When planning for retirement, a common strategy often considered is investing in high-dividend stocks.
The allure is understandable: receive regular income while potentially preserving the principal. However, this approach, while popular, is riddled with misconceptions and risks that need a closer examination, especially for those we advise on here at Progress Wealth.
1. Dividends vs. Total Portfolio Cash Flow: The first misconception is equating dividend income with total cash flow. Dividends are a part of income, but a holistic view of cash flow should include other sources like capital gains, interest, and even withdrawals. Over-reliance on dividends can lead to a narrow investment strategy that may not align with your overall financial goals.
2. Market Trends and High-Dividend Stocks: High-dividend stocks are not immune to market fluctuations. Like any other category, they have their cycles of outperformance and underperformance. It’s a myth that these stocks are consistently stable or less volatile. Their performance is tied to broader market trends, and they can sometimes lag, especially when growth stocks are in favor.

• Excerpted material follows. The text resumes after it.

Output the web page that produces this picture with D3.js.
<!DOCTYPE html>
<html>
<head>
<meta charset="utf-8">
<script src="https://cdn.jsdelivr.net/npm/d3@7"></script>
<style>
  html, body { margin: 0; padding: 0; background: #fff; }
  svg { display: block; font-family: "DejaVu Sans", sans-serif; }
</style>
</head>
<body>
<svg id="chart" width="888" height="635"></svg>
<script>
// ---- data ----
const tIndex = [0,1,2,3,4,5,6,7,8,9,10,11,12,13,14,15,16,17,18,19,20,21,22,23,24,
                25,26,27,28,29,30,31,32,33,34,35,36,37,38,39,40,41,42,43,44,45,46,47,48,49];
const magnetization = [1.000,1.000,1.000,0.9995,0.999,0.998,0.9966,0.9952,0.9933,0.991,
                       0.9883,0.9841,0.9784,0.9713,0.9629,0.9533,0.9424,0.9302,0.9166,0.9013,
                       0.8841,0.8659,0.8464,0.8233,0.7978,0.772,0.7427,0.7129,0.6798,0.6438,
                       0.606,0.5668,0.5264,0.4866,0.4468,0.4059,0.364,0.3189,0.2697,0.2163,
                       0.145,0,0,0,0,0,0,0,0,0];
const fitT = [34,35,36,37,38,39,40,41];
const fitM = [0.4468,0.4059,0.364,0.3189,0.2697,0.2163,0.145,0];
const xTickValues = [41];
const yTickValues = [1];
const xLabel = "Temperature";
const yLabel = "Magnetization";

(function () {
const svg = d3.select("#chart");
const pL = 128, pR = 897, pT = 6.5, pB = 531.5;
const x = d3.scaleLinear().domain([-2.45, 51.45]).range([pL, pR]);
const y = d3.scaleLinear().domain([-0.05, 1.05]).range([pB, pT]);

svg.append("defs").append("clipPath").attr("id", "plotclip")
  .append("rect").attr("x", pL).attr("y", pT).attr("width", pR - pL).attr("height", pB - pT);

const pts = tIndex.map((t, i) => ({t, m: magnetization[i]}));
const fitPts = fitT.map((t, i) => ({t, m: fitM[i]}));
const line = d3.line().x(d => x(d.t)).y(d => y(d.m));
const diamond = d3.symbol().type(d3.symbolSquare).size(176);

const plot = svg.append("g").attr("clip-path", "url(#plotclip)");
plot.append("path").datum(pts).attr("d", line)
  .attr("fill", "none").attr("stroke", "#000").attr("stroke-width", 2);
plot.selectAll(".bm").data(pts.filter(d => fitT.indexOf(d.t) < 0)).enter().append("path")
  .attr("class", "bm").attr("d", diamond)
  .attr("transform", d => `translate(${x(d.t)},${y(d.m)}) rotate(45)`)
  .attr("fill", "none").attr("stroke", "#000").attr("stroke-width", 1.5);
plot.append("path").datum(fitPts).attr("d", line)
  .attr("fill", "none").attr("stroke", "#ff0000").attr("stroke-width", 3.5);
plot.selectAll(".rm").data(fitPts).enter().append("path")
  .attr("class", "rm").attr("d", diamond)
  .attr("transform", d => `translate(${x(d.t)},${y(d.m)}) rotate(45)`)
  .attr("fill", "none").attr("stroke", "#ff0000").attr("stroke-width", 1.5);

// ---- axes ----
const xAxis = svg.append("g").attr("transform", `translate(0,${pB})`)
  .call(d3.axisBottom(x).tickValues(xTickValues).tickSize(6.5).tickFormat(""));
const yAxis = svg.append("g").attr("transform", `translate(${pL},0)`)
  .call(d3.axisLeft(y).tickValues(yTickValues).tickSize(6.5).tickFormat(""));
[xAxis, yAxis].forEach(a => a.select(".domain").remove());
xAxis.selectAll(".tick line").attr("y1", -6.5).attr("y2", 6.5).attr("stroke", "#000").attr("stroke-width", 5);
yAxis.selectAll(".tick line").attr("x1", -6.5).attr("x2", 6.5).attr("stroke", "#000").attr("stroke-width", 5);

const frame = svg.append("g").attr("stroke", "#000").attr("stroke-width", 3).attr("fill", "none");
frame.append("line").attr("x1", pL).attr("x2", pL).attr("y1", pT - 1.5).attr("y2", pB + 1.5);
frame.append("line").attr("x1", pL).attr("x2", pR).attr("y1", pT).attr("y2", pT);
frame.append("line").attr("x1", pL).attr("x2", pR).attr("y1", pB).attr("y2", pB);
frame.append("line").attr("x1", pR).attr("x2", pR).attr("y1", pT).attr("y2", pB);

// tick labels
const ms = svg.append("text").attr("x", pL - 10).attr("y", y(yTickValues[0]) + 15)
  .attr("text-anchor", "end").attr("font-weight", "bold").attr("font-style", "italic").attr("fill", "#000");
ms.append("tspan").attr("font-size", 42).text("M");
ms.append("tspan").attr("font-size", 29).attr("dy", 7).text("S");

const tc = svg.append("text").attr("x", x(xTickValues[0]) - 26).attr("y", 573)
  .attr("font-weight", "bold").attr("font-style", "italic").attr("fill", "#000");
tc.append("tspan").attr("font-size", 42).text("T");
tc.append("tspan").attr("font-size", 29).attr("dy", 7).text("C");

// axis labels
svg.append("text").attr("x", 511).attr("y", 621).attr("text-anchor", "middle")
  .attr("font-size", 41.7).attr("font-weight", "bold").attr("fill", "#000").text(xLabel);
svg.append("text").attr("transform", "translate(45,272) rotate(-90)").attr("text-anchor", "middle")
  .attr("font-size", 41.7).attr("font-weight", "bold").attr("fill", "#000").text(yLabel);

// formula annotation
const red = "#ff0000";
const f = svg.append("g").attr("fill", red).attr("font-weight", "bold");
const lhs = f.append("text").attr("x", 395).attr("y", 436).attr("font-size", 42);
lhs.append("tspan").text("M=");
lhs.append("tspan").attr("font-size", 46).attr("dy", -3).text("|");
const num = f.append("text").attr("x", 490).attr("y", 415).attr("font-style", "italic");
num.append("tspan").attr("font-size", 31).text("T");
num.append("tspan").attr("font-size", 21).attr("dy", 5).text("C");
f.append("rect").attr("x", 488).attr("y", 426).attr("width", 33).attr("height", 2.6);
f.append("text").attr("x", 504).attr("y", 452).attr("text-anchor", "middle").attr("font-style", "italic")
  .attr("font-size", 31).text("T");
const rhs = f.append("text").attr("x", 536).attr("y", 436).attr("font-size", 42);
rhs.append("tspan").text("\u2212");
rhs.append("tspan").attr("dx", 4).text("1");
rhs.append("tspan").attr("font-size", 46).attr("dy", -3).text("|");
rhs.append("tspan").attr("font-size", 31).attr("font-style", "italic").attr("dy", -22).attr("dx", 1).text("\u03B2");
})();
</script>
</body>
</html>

3. The Fallacy of Dividend Reliability: Many investors view dividends as a sign of a company’s financial health. However, dividends are not guaranteed. Companies can reduce or stop dividends depending on their financial situation or strategic decisions. For instance, during economic downturns, even historically stable dividend payers might cut payouts.
4. High-Dividend Stocks and Portfolio Diversification: A portfolio heavily skewed towards high-dividend stocks can lead to a lack of diversification. Different sectors and stock categories have varying dividend policies, and an over-concentration in one type can expose you to sector-specific risks.
5. The Alternative – Total Return Focus: Instead of focusing solely on dividend yield, consider a total return approach. This method combines capital appreciation and dividend income, offering a more comprehensive view of investment performance. It aligns more closely with the goal of long-term wealth creation and sustainability.
6. The Role of Bonds: While not the focus of high-dividend strategies, bonds are another income source often considered for retirement. However, they come with their own set of risks, like interest rate risk and reinvestment risk, especially in low-yield environments.
7. Homegrown Dividends – A Tactical Approach: An alternative to relying on dividends is creating ‘homegrown dividends.’ This strategy involves selling portions of your portfolio assets to generate income. It offers flexibility and can be aligned with tax planning strategies, allowing for a more controlled and personalized income stream.
Conclusion: High-dividend stocks can play a role in a retirement portfolio, but they should not be the sole focus. A balanced approach, considering total return and diversification, aligns better with the goal of sustainable income over the long term. As always, individual strategies should be tailored to personal goals, risk tolerance, and financial situations.
Remember, in financial planning, there’s no one-size-fits-all solution. Challenging popular myths and understanding the nuances of investment strategies like high-dividend stocks is crucial. At Progress Wealth Management, we believe in empowering you with a strategy that’s not just about dividends, but about holistic, sustainable financial growth for your retirement.